Servicepipe Launches Digital Fraud Protection With User Device Fingerprinting
Russian cybersecurity developer Servicepipe has introduced Digital Fraud Protection, a fraud detection platform designed to protect websites and mobile applications. The system builds a digital fingerprint for each user, helping organizations identify fraudulent activity while strengthening defenses against account compromise and payment fraud.

The platform analyzes more than 100 characteristics of a user's device, browser, and network during authentication, payment, and other online interactions to generate a persistent digital fingerprint. That allows it to identify fraudsters even if they change IP addresses, delete cookies, or use VPNs, Tor, anti-detect browsers, or device emulators. The product can operate either as a standalone fraud detection platform or alongside existing anti-fraud systems.
Reducing Account Takeovers
Digital Fraud Protection does not introduce a fundamentally new technology. Instead, it expands Russia's domestic portfolio of session-based fraud detection and device fingerprinting solutions. Similar technologies are already widely used by delivery services, banks, online marketplaces, retailers, insurers, and other organizations that process large volumes of remote transactions.
The platform also benefits individual users by helping reduce account takeovers and fraudulent payments. At the same time, questions remain about transparency in data processing and the potential for false positives that could inadvertently block legitimate users.
The launch is significant in the context of Russia's expanding cybersecurity market and its efforts to reduce dependence on foreign security platforms. It is unlikely to reshape the global market because comparable technologies are already widely deployed internationally. Ultimately, the platform's value will depend on how effectively it detects threats while keeping false positives under control.
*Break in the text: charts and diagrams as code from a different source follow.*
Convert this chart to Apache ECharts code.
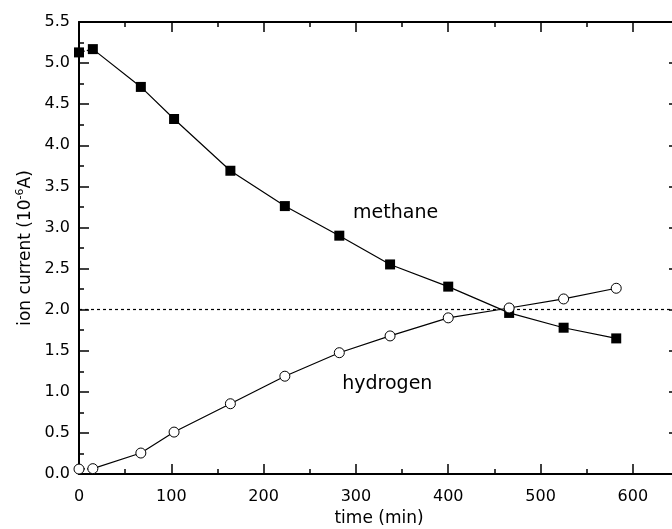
<!DOCTYPE html>
<html lang="en">

<head>
    <meta charset="UTF-8">
    <script src="https://cdn.jsdelivr.net/npm/echarts@6.0.0/dist/echarts.min.js"></script>
    <title>ion current</title>
    <style>
        html, body { margin: 0; padding: 0; background: #fff; }
        #chart { width: 672px; height: 529px; }
    </style>
</head>

<body>
    <div id="chart"></div>

    <script type="text/javascript">
        // data
        var times = [0, 15, 67, 103, 164, 223, 282, 337, 400, 466, 525, 582];
        var methane = [5.13, 5.17, 4.71, 4.32, 3.69, 3.26, 2.90, 2.55, 2.28, 1.96, 1.78, 1.65];
        var hydrogen = [0.06, 0.065, 0.255, 0.51, 0.855, 1.19, 1.476, 1.68, 1.90, 2.02, 2.13, 2.26];
        var refLevel = 2.0;

        var font = 'DejaVu Sans';

        function pairs(ys) {
            return times.map(function (t, i) { return [t, ys[i]]; });
        }
        var methaneData = pairs(methane);
        var hydrogenData = pairs(hydrogen);

        var chart = echarts.init(document.getElementById('chart'));

        var axisLine = { onZero: false, lineStyle: { color: '#000', width: 2 } };
        var tick = { inside: true, length: 10, lineStyle: { color: '#000', width: 1.5 } };
        var minor = { show: true, splitNumber: 2, length: 5, lineStyle: { color: '#000', width: 1.5 } };

        var option = {
            animation: false,
            backgroundColor: '#fff',
            grid: { left: 79, top: 22, width: 600, height: 452, outerBoundsMode: 'none', containLabel: false },
            xAxis: [
                {
                    type: 'value', position: 'bottom', min: 0, max: 650, interval: 100,
                    axisLine: axisLine, axisTick: tick, minorTick: minor,
                    splitLine: { show: false },
                    axisLabel: {
                        margin: 15, color: '#000', fontFamily: font, fontSize: 16,
                        formatter: function (v) { return v > 600 ? '' : String(v); }
                    },
                    name: 'time (min)', nameLocation: 'middle', nameGap: 35,
                    nameTextStyle: { color: '#000', fontFamily: font, fontSize: 17 }
                },
                {
                    type: 'value', position: 'top', min: 0, max: 650, interval: 100,
                    axisLine: axisLine, axisTick: tick, minorTick: minor,
                    splitLine: { show: false },
                    axisLabel: { show: false }
                }
            ],
            yAxis: [
                {
                    type: 'value', position: 'left', min: 0, max: 5.5, interval: 0.5,
                    axisLine: axisLine, axisTick: tick, minorTick: minor,
                    splitLine: { show: false },
                    axisLabel: {
                        margin: 9, color: '#000', fontFamily: font, fontSize: 16,
                        formatter: function (v) { return v.toFixed(1); }
                    },
                    name: '{a|ion current (10}{s|-6}{a|A)}', nameLocation: 'middle', nameGap: 42,
                    nameTextStyle: {
                        rich: {
                            a: { color: '#000', fontFamily: font, fontSize: 17, lineHeight: 22 },
                            s: { color: '#000', fontFamily: font, fontSize: 11, lineHeight: 22, verticalAlign: 'top', padding: [0, 0, 8, 0] }
                        }
                    }
                },
                {
                    type: 'value', position: 'right', min: 0, max: 5.5, interval: 0.5,
                    axisLine: axisLine, axisTick: tick, minorTick: minor,
                    splitLine: { show: false },
                    axisLabel: { show: false }
                }
            ],
            series: [
                {
                    // first segments are dotted
                    type: 'line', data: methaneData.slice(0, 2), symbol: 'none',
                    lineStyle: { color: '#000', width: 1.2, type: [2, 2] }, z: 2
                },
                {
                    type: 'line', data: hydrogenData.slice(0, 2), symbol: 'none',
                    lineStyle: { color: '#000', width: 1.2, type: [2, 2] }, z: 2
                },
                {
                    name: 'methane', type: 'line', data: methaneData.slice(1), symbol: 'none',
                    lineStyle: { color: '#000', width: 1.2 }, z: 2,
                    markLine: {
                        silent: true, symbol: 'none',
                        label: { show: false },
                        lineStyle: { color: '#000', width: 1.2, type: [3, 3] },
                        data: [{ yAxis: refLevel }]
                    },
                    markPoint: {
                        symbol: 'circle', symbolSize: 0,
                        label: { show: true, position: 'inside', color: '#000', fontFamily: font, fontSize: 19, formatter: 'methane' },
                        data: [{ coord: [343, 3.18] }]
                    }
                },
                {
                    name: 'hydrogen', type: 'line', data: hydrogenData.slice(1), symbol: 'none',
                    lineStyle: { color: '#000', width: 1.2 }, z: 2,
                    markPoint: {
                        symbol: 'circle', symbolSize: 0,
                        label: { show: true, position: 'inside', color: '#000', fontFamily: font, fontSize: 19, formatter: 'hydrogen' },
                        data: [{ coord: [334, 1.10] }]
                    }
                },
                {
                    type: 'scatter', data: methaneData, symbol: 'rect', symbolSize: 10,
                    itemStyle: { color: '#000', opacity: 1 }, z: 5
                },
                {
                    type: 'scatter', data: hydrogenData, symbol: 'circle', symbolSize: 10,
                    itemStyle: { color: '#fff', borderColor: '#000', borderWidth: 1, opacity: 1 }, z: 5
                }
            ]
        };
        chart.setOption(option);
    </script>
</body>

</html>
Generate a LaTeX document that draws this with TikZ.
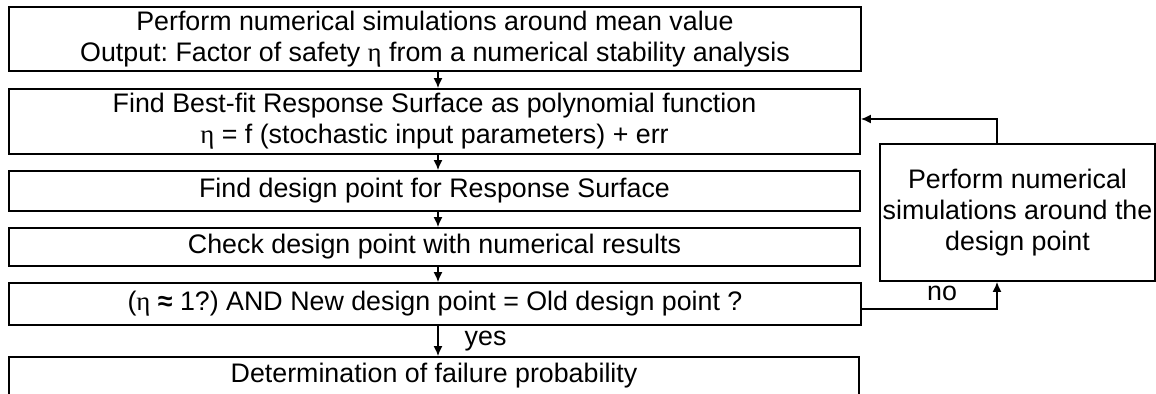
\documentclass[tikz,border=0pt]{standalone}
\usepackage{fontspec}
\setmainfont{Liberation Sans}
\newfontfamily\grk{Liberation Serif}
\usepackage{tikz}
\usetikzlibrary{arrows.meta,positioning,calc}

\newcommand{\etasym}{{\grk η}}
\frenchspacing

\begin{document}
\begin{tikzpicture}[x=0.5pt,y=-0.5pt,
    box/.style={draw, line width=0.95pt, inner sep=0pt, align=center,
        font=\fontsize{13.4}{15.5}\selectfont},
    arr/.style={line width=0.7pt, -{Latex[length=5pt,width=4.5pt]}},
    lbl/.style={font=\fontsize{13.4}{15.5}\selectfont, inner sep=0pt}]
    \useasboundingbox (0,0) rectangle (1156,394);

    % main column of steps
    \node[box, minimum width=426pt, minimum height=32pt] (b1) at (435,39)
        {Perform numerical simulations around mean value\\
         Output: Factor of safety \etasym{} from a numerical stability analysis};
    \node[box, minimum width=425.5pt, minimum height=32.5pt] (b2) at (434.5,121.5)
        {Find Best-fit Response Surface as polynomial function\\
         \etasym{} = f (stochastic input parameters) + err};
    \node[box, minimum width=425.5pt, minimum height=20pt] (b3) at (434.5,191)
        {Find design point for Response Surface};
    \node[box, minimum width=425.5pt, minimum height=19pt] (b4) at (434.5,247)
        {Check design point with numerical results};
    \node[box, minimum width=426pt, minimum height=21pt] (b5) at (435,304)
        {(\etasym{} \textbf{≈} 1?) AND New design point = Old design point ?};
    \node[box, minimum width=425pt, minimum height=19pt] (b6) at (434,376)
        {Determination of failure probability};

    % side loop
    \node[box, minimum width=137.5pt, minimum height=68.5pt] (sim) at (1017.5,212.5)
        {Perform numerical\\ simulations around the\\ design point};

    \draw[arr] ($(b1.south)+(3,0)$) -- ($(b2.north)+(3.5,0)$);
    \draw[arr] ($(b2.south)+(3.5,0)$) -- ($(b3.north)+(3.5,0)$);
    \draw[arr] ($(b3.south)+(3.5,0)$) -- ($(b4.north)+(3.5,0)$);
    \draw[arr] ($(b4.south)+(3.5,0)$) -- ($(b5.north)+(3,0)$);
    \draw[arr] ($(b5.south)+(3,0)$) -- ($(b6.north)+(4,0)$)
        node[lbl, midway, right=13pt] (yes) {yes};

    \coordinate (up) at (997,119);
    \coordinate (dn) at (997,309);
    \draw[arr] (sim.north -| up) -- (up) -- (b2.east |- up);
    \draw[arr] (b5.east |- dn) -- (dn) -- (sim.south -| dn);
    \node[lbl] (no) at (942,293) {no};
\end{tikzpicture}
\end{document}
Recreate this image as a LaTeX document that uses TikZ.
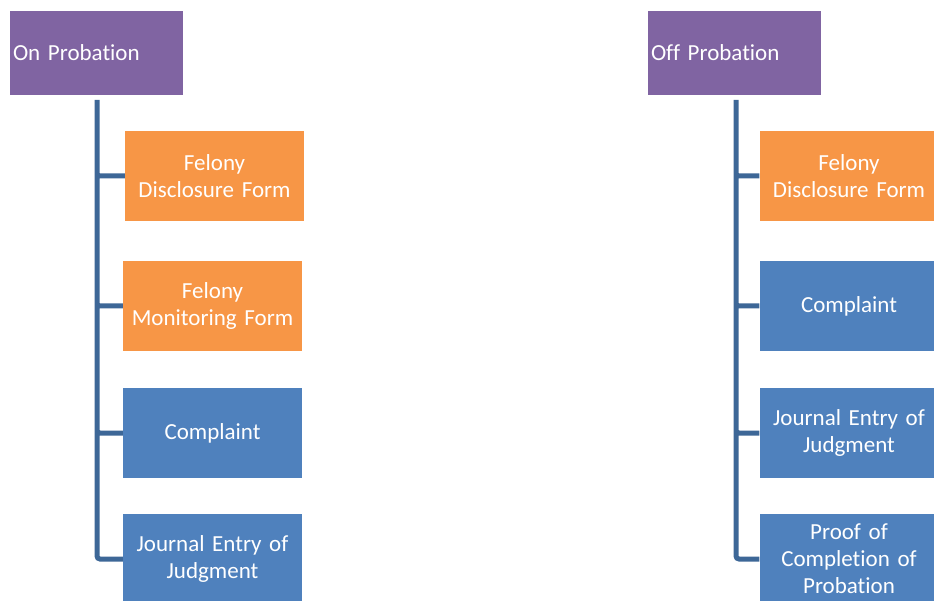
\documentclass[tikz,border=0pt]{standalone}
\usepackage{fontspec}
\setmainfont{Carlito}[Ligatures=NoCommon]
\usepackage{xcolor}
\usepackage{tikz}
\usetikzlibrary{positioning}

\definecolor{headpurple}{HTML}{8064A2}
\definecolor{formorange}{HTML}{F79646}
\definecolor{docblue}{HTML}{4F81BD}
\definecolor{linkblue}{HTML}{3D6797}

\begin{document}
\begin{tikzpicture}[x=1pt, y=-1pt,
        head/.style={fill=headpurple, text=white, minimum width=173pt, minimum height=84pt,
            inner sep=3pt, text width=167pt, align=left, font=\fontsize{23}{27}\selectfont},
        doc/.style={text=white, minimum width=179pt, minimum height=90pt, inner sep=0pt,
            text width=177pt, align=center, font=\fontsize{23}{27}\selectfont},
        form/.style={doc, fill=formorange},
        paper/.style={doc, fill=docblue},
        spine/.style={draw=linkblue, line width=5pt, rounded corners=3pt}]
        \useasboundingbox (0,0) rectangle (934,601);

        % on probation
        \node[head] (on) at (96.5,53) {On Probation};
        \coordinate (ontop) at (97,100);
        \node[form]  (ondisc) at (214.5,176) {Felony\\Disclosure Form};
        \node[form]  (onmon)  at (212.5,306) {Felony\\Monitoring Form};
        \node[paper] (oncomp) at (212.5,433) {Complaint};
        \node[paper] (onjour) at (212.5,559) {Journal Entry of\\Judgment};

        % off probation
        \node[head] (off) at (734.5,53) {Off Probation};
        \coordinate (offtop) at (736,100);
        \node[form]  (offdisc) at (849,176) {Felony\\Disclosure Form};
        \node[paper] (offcomp) at (849,306) {Complaint};
        \node[paper] (offjour) at (849,433) {Journal Entry of\\Judgment};
        \node[paper] (offproof) at (849,559) {Proof of\\Completion of\\Probation};

        \path[spine]
        (ontop) |- (ondisc.west)
        (ontop) |- (onmon.west)
        (ontop) |- (oncomp.west)
        (ontop) |- (onjour.west)
        (offtop) |- (offdisc.west)
        (offtop) |- (offcomp.west)
        (offtop) |- (offjour.west)
        (offtop) |- (offproof.west);
    \end{tikzpicture}
\end{document}
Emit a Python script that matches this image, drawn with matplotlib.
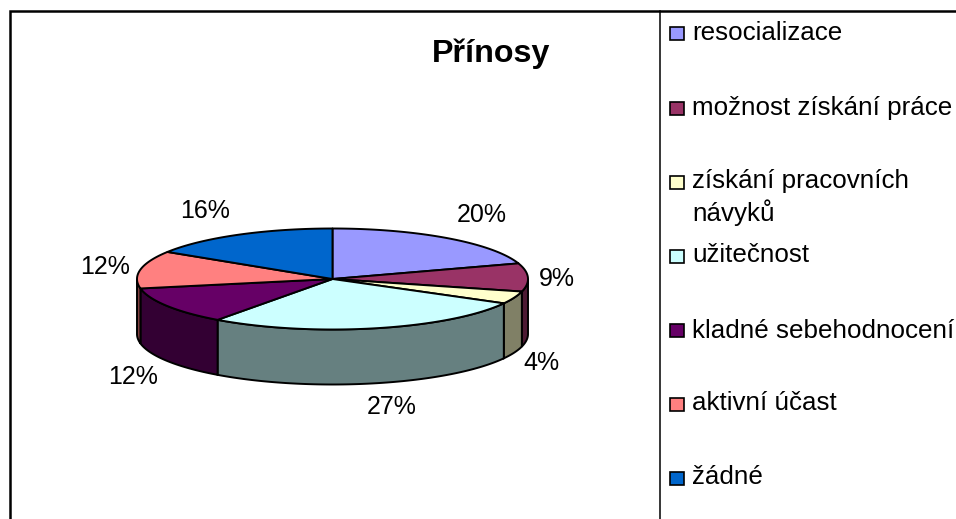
import numpy as np
import matplotlib
matplotlib.use('Agg')
import matplotlib.pyplot as plt
from matplotlib.patches import Polygon, Rectangle

plt.rcParams['font.family'] = ['Liberation Sans', 'DejaVu Sans']

title = 'Přínosy'
categories = ['resocializace', 'možnost získání práce', 'získání pracovních\nnávyků', 'užitečnost',
              'kladné sebehodnocení', 'aktivní účast', 'žádné']
values = [20, 9, 4, 27, 12, 12, 16]
top_colors = ['#9999FF', '#993366', '#FFFFCC', '#CCFFFF', '#660066', '#FF8080', '#0066CC']
side_colors = ['#4D4D80', '#4D1A33', '#808066', '#668080', '#330033', '#804040', '#003366']

# layout in pixels of the reference
cx, cy, rx, ry, depth = 332.5, 279, 195.5, 50.5, 55
label_xy = [(482, 214), (557, 278), (541, 362), (392, 405), (133, 375), (105, 265), (205, 210)]
legend_y = [31, 107, 196, 253, 329, 402, 476]
swatch_y = [33, 108, 182, 256, 330, 404, 478]

fig = plt.figure(figsize=(9.56, 5.19), dpi=100)
ax = fig.add_axes([0, 0, 1, 1])
ax.set_xlim(0, 956)
ax.set_ylim(519, 0)
ax.axis('off')


def rim(a0, a1):
    t = np.radians(np.linspace(a0, a1, max(int(a1 - a0) * 2, 2)))
    return np.column_stack([cx + rx * np.sin(t), cy - ry * np.cos(t)])


angles = np.concatenate([[0], np.cumsum(values) * 360 / sum(values)])
lw = 1.4

# side walls, only the front half is visible
for i in range(len(values)):
    a0, a1 = max(angles[i], 90), min(angles[i + 1], 270)
    if a1 <= a0:
        continue
    edge = rim(a0, a1)
    low = edge[::-1] + [0, depth]
    ax.add_patch(Polygon(np.vstack([edge, low]), closed=True, fc=side_colors[i], ec='black', lw=lw, zorder=2))

# top face
for i in range(len(values)):
    pts = np.vstack([[cx, cy], rim(angles[i], angles[i + 1])])
    ax.add_patch(Polygon(pts, closed=True, fc=top_colors[i], ec='black', lw=lw, joinstyle='round', zorder=3))

for i, v in enumerate(values):
    ax.text(label_xy[i][0], label_xy[i][1] + 1.5, f'{v}%', fontsize=18, ha='center', va='center', color='black')

ax.text(491.5, 53.5, title, fontsize=23.2, fontweight='bold', ha='center', va='center', color='black')

# outer frame and legend divider
ax.plot([10.5, 10.5, 956], [519, 11, 11], color='black', lw=1.8, solid_joinstyle='miter', zorder=5)
ax.plot([660, 660], [11, 519], color='black', lw=1.1, zorder=5)

for i, name in enumerate(categories):
    ax.add_patch(Rectangle((670, swatch_y[i] - 6.5), 14, 13, fc=top_colors[i], ec='black', lw=1.2, zorder=4))
    ax.text(692.5, legend_y[i] + 1.5, name, fontsize=18.7, ha='left', va='center', color='black', linespacing=1.27)

fig.savefig('out.png', dpi=100)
A Layered Defense Becomes the Standard
Digital Fraud Protection is primarily aimed at the domestic market. It targets industries where fraudulent activity is designed to resemble legitimate user behavior, from mass account creation to transactions initiated from disguised devices. Those sectors include e-commerce, telecommunications, and others. Demand continues to grow alongside the volume of attacks. According to the Bank of Russia, unauthorized transactions increased by 31.2% in 2025, while anti-fraud systems prevented 134.2 million fraudulent operations worth 13.9 trillion rubles (about $177 billion).
A promising direction is integration with risk management platforms, web application protection, and transaction monitoring systems. That enables organizations to correlate a device fingerprint with user behavior and threat intelligence. In practice, this layered approach is becoming the industry standard. Additional market growth is also expected as anti-fraud technologies expand beyond the banking sector. Demand for these technologies in Russia increased by 172% during 2024, particularly among companies operating in retail, insurance, and logistics.
Export opportunities are likely to be strongest in CIS markets because of localization and competitive pricing. At the same time, success will depend on proven deployments and a supporting partner ecosystem. High competition, the need for continuous algorithm updates, and the risk of false positives remain significant challenges. As a result, integrated security architectures tend to be more effective than standalone anti-fraud tools.

Growing Interest in Domestic Anti-Fraud Capabilities
Between 2021 and 2023, Russia's anti-fraud market expanded rapidly, moving beyond traditional banking transaction monitoring. Fuzzy Logic Labs added loyalty program protection based on rules and machine learning to its Smart Fraud Detection platform. BSS adapted its products for the Faster Payments System. BI.ZONE AntiFraud introduced a platform combining session analytics and transaction analytics for banks, online marketplaces, and government digital services. Rostelecom later acquired Fuzzy Logic Labs, underscoring growing interest among major companies in building in-house anti-fraud capabilities.
The next stage came during 2023 through 2025, when device fingerprinting and behavioral analytics became more deeply embedded in anti-fraud systems. The Bank of Russia formally recognized device fingerprinting as a tool for detecting suspicious transactions. F.A.C.C.T. expanded platforms that combine session analysis with real-time transaction verification, while VK Tech demonstrated high-load deployments deeply integrated into customers' IT environments. Telecommunications providers, including Beeline, also introduced anti-fraud products powered by machine learning.

Straightforward Deployment for Large Enterprises
The launch of Digital Fraud Protection reflects the market's shift from protecting individual transactions to analyzing entire user sessions, where indicators of fraud often emerge during registration, reconnaissance, and credential harvesting. In that context, device and browser characteristics become important signals for risk assessment. One of the platform's primary advantages is that it can be integrated without requiring organizations to redesign their existing infrastructure. That substantially simplifies deployment for large enterprises.
Industry experts expect anti-fraud technologies to continue evolving through the integration of device fingerprinting, behavioral analytics, machine learning, and threat intelligence, while placing greater emphasis on protecting user data and reducing false-positive blocking.
The future success of Digital Fraud Protection will depend on validated customer deployments and measurable outcomes. For that reason, its launch is better viewed as an expansion of the anti-fraud market than as a technological breakthrough.